Despite the results, the firm was still optimistic about the full year. Carclo said: “The Board anticipates full year trading will be in line with its expectations and the Group remains on track to grow substantially over the medium term.

Chris Malley, chief executive, said: “Operating margins in Technical Plastics are expected to improve in the second half as volumes in the new contracts ramp up and commercial and operational improvements are delivered. We have implemented a number of price increases, efficiency improvements and cost savings across the division, the benefit of which will positively impact margins in the second half of the year and beyond.

“In LED Technologies, Wipac’s success in securing new customer programmes, including in the strategically important mid volume sector, together with the new vehicle production programme launches has ensured we have a healthy production pipeline in this division for the medium term. The rate of growth has led to an increase in funding requirements and some short term operational growing pains which are being addressed through increased manufacturing capacity and strengthening of the management team.

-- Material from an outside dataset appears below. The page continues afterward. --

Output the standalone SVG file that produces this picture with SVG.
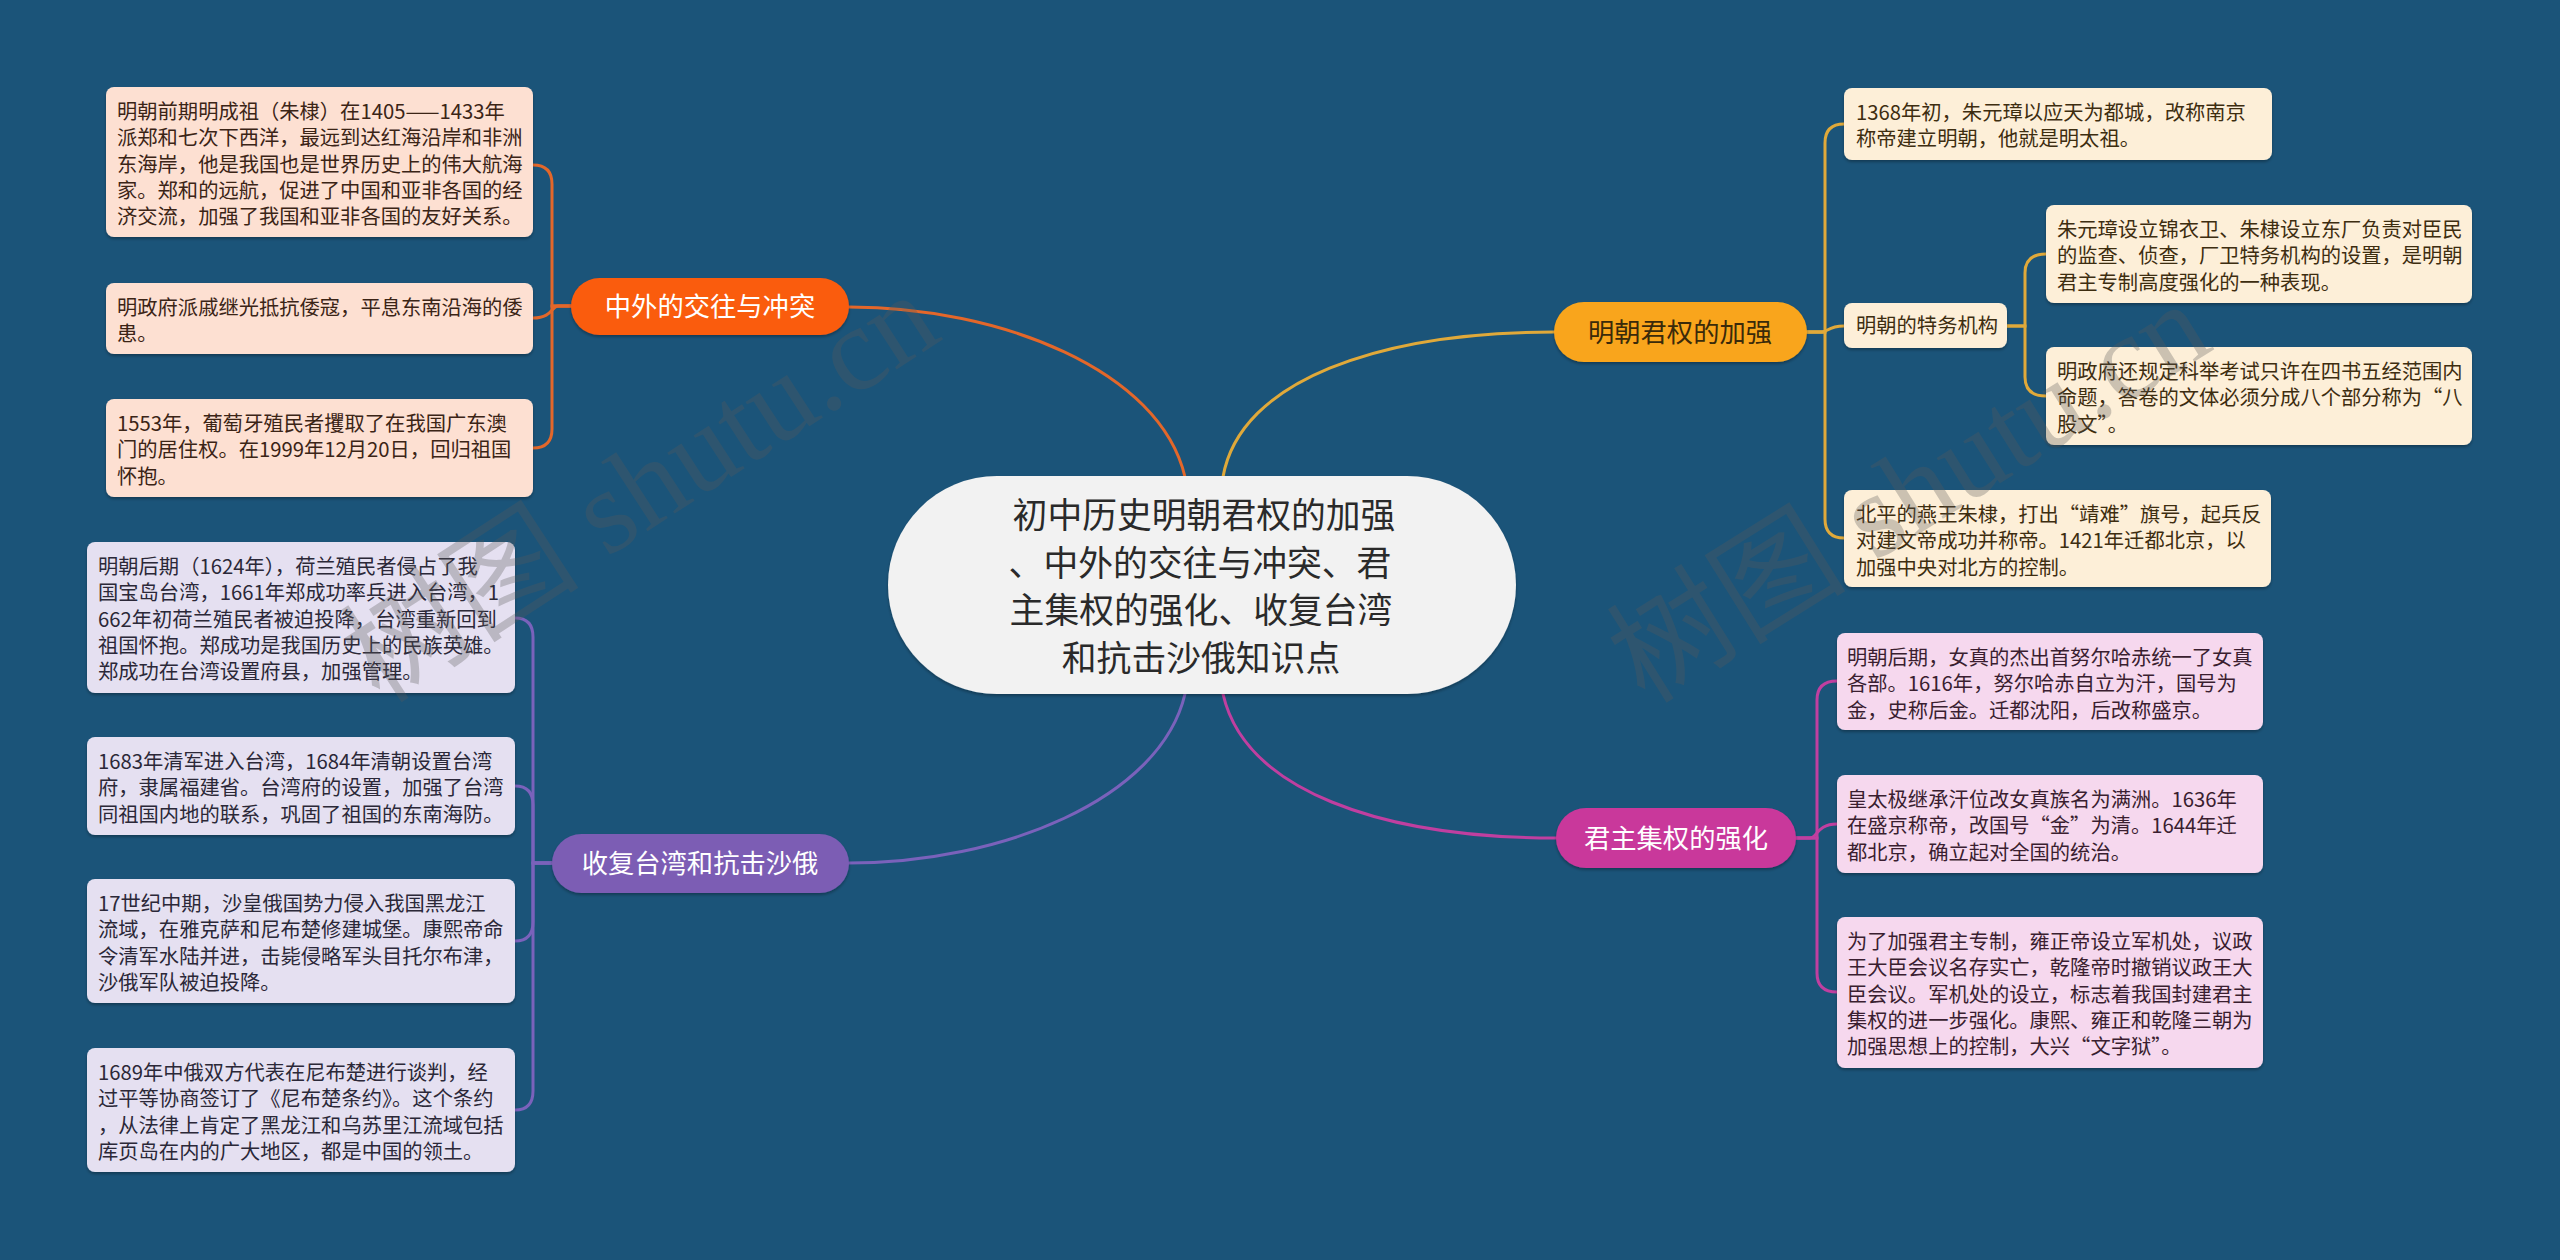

“Technical Plastics and LED Technologies are set to have a stronger second half performance based on the full effect of the new programmes, planned customer timings on projects and the expected improvement in margins. The Board anticipates that the Group will trade in line with its expectations for the full year, and that it remains on track to grow substantially over the medium term.”

In January, the firm issued a profit warning after it experienced contract delays, as a result, shares in the firm plummeted 46% in its early morning trading.